(SET EXERCISE) Repeat, exactly and in full, the lines of the listing below, but without any pictures.

(SOURCE MATERIAL)
══════════

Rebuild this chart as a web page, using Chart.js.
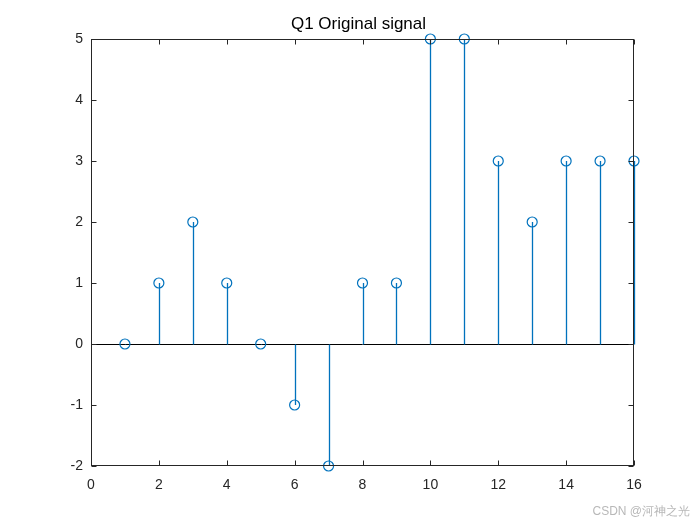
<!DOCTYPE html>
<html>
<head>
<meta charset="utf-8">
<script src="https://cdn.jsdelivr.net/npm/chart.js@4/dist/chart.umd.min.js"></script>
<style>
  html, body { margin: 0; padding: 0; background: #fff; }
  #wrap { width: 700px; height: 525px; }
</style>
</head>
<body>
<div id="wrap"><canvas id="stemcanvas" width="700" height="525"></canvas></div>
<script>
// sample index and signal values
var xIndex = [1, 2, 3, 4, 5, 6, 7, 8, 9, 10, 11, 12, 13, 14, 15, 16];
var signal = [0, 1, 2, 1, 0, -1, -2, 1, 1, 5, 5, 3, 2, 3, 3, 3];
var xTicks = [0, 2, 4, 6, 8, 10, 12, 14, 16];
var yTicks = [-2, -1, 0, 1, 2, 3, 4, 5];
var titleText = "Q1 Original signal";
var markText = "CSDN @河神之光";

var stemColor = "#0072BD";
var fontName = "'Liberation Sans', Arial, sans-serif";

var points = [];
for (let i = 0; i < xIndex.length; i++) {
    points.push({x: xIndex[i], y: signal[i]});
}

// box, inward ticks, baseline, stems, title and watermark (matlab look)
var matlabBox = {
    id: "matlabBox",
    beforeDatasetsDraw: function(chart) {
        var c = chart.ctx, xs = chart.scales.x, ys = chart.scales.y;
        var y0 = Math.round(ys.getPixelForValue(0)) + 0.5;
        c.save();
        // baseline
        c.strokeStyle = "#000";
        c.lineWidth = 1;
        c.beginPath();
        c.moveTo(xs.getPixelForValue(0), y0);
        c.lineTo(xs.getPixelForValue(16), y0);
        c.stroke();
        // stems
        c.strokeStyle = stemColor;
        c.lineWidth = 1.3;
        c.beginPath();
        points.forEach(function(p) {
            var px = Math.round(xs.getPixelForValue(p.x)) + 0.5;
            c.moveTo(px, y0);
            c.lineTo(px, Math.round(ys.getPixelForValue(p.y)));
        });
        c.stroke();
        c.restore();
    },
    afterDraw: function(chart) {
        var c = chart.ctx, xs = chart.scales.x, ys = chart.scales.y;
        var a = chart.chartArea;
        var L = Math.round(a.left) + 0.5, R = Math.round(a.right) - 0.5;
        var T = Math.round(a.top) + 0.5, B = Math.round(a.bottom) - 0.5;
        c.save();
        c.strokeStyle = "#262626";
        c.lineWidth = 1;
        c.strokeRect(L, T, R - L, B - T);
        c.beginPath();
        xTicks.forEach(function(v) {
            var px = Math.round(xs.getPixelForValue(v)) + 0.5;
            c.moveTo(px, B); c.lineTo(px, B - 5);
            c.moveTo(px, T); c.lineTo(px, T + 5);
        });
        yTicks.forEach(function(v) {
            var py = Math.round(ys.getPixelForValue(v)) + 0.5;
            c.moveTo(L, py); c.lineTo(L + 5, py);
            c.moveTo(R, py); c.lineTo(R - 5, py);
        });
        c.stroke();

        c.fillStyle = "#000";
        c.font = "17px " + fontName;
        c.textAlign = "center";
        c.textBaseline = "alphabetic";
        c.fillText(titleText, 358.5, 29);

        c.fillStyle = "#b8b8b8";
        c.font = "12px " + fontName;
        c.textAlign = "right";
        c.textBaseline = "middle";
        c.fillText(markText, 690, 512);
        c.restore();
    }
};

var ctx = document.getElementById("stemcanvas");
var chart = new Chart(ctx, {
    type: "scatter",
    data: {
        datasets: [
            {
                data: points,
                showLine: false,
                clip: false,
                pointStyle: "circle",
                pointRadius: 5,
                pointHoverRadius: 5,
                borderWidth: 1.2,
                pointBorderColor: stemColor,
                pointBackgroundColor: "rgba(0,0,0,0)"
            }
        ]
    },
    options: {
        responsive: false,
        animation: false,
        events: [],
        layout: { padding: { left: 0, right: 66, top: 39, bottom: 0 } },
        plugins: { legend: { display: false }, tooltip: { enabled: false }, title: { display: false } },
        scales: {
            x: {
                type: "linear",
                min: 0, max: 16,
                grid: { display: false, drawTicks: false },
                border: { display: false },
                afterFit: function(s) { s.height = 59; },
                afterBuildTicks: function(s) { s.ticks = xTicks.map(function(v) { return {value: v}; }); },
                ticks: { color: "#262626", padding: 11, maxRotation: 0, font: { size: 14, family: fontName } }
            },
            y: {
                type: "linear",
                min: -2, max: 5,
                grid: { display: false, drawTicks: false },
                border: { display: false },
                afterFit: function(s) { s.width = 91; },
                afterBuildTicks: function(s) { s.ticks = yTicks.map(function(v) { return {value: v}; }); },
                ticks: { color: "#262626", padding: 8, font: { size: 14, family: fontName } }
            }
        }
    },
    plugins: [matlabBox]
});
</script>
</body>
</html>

══════════

(EXPECTED ANSWER)
Rebuild this chart as a web page, using Chart.js.
<!DOCTYPE html>
<html>
<head>
<meta charset="utf-8">
<script src="https://cdn.jsdelivr.net/npm/chart.js@4/dist/chart.umd.min.js"></script>
<style>
  html, body { margin: 0; padding: 0; background: #fff; }
  #wrap { width: 700px; height: 525px; }
</style>
</head>
<body>
<div id="wrap"><canvas id="stemcanvas" width="700" height="525"></canvas></div>
<script>
// sample index and signal values
var xIndex = [1, 2, 3, 4, 5, 6, 7, 8, 9, 10, 11, 12, 13, 14, 15, 16];
var signal = [0, 1, 2, 1, 0, -1, -2, 1, 1, 5, 5, 3, 2, 3, 3, 3];
var xTicks = [0, 2, 4, 6, 8, 10, 12, 14, 16];
var yTicks = [-2, -1, 0, 1, 2, 3, 4, 5];
var titleText = "Q1 Original signal";
var markText = "CSDN @河神之光";

var stemColor = "#0072BD";
var fontName = "'Liberation Sans', Arial, sans-serif";

var points = [];
for (let i = 0; i < xIndex.length; i++) {
    points.push({x: xIndex[i], y: signal[i]});
}

// box, inward ticks, baseline, stems, title and watermark (matlab look)
var matlabBox = {
    id: "matlabBox",
    beforeDatasetsDraw: function(chart) {
        var c = chart.ctx, xs = chart.scales.x, ys = chart.scales.y;
        var y0 = Math.round(ys.getPixelForValue(0)) + 0.5;
        c.save();
        // baseline
        c.strokeStyle = "#000";
        c.lineWidth = 1;
        c.beginPath();
        c.moveTo(xs.getPixelForValue(0), y0);
        c.lineTo(xs.getPixelForValue(16), y0);
        c.stroke();
        // stems
        c.strokeStyle = stemColor;
        c.lineWidth = 1.3;
        c.beginPath();
        points.forEach(function(p) {
            var px = Math.round(xs.getPixelForValue(p.x)) + 0.5;
            c.moveTo(px, y0);
            c.lineTo(px, Math.round(ys.getPixelForValue(p.y)));
        });
        c.stroke();
        c.restore();
    },
    afterDraw: function(chart) {
        var c = chart.ctx, xs = chart.scales.x, ys = chart.scales.y;
        var a = chart.chartArea;
        var L = Math.round(a.left) + 0.5, R = Math.round(a.right) - 0.5;
        var T = Math.round(a.top) + 0.5, B = Math.round(a.bottom) - 0.5;
        c.save();
        c.strokeStyle = "#262626";
        c.lineWidth = 1;
        c.strokeRect(L, T, R - L, B - T);
        c.beginPath();
        xTicks.forEach(function(v) {
            var px = Math.round(xs.getPixelForValue(v)) + 0.5;
            c.moveTo(px, B); c.lineTo(px, B - 5);
            c.moveTo(px, T); c.lineTo(px, T + 5);
        });
        yTicks.forEach(function(v) {
            var py = Math.round(ys.getPixelForValue(v)) + 0.5;
            c.moveTo(L, py); c.lineTo(L + 5, py);
            c.moveTo(R, py); c.lineTo(R - 5, py);
        });
        c.stroke();

        c.fillStyle = "#000";
        c.font = "17px " + fontName;
        c.textAlign = "center";
        c.textBaseline = "alphabetic";
        c.fillText(titleText, 358.5, 29);

        c.fillStyle = "#b8b8b8";
        c.font = "12px " + fontName;
        c.textAlign = "right";
        c.textBaseline = "middle";
        c.fillText(markText, 690, 512);
        c.restore();
    }
};

var ctx = document.getElementById("stemcanvas");
var chart = new Chart(ctx, {
    type: "scatter",
    data: {
        datasets: [
            {
                data: points,
                showLine: false,
                clip: false,
                pointStyle: "circle",
                pointRadius: 5,
                pointHoverRadius: 5,
                borderWidth: 1.2,
                pointBorderColor: stemColor,
                pointBackgroundColor: "rgba(0,0,0,0)"
            }
        ]
    },
    options: {
        responsive: false,
        animation: false,
        events: [],
        layout: { padding: { left: 0, right: 66, top: 39, bottom: 0 } },
        plugins: { legend: { display: false }, tooltip: { enabled: false }, title: { display: false } },
        scales: {
            x: {
                type: "linear",
                min: 0, max: 16,
                grid: { display: false, drawTicks: false },
                border: { display: false },
                afterFit: function(s) { s.height = 59; },
                afterBuildTicks: function(s) { s.ticks = xTicks.map(function(v) { return {value: v}; }); },
                ticks: { color: "#262626", padding: 11, maxRotation: 0, font: { size: 14, family: fontName } }
            },
            y: {
                type: "linear",
                min: -2, max: 5,
                grid: { display: false, drawTicks: false },
                border: { display: false },
                afterFit: function(s) { s.width = 91; },
                afterBuildTicks: function(s) { s.ticks = yTicks.map(function(v) { return {value: v}; }); },
                ticks: { color: "#262626", padding: 8, font: { size: 14, family: fontName } }
            }
        }
    },
    plugins: [matlabBox]
});
</script>
</body>
</html>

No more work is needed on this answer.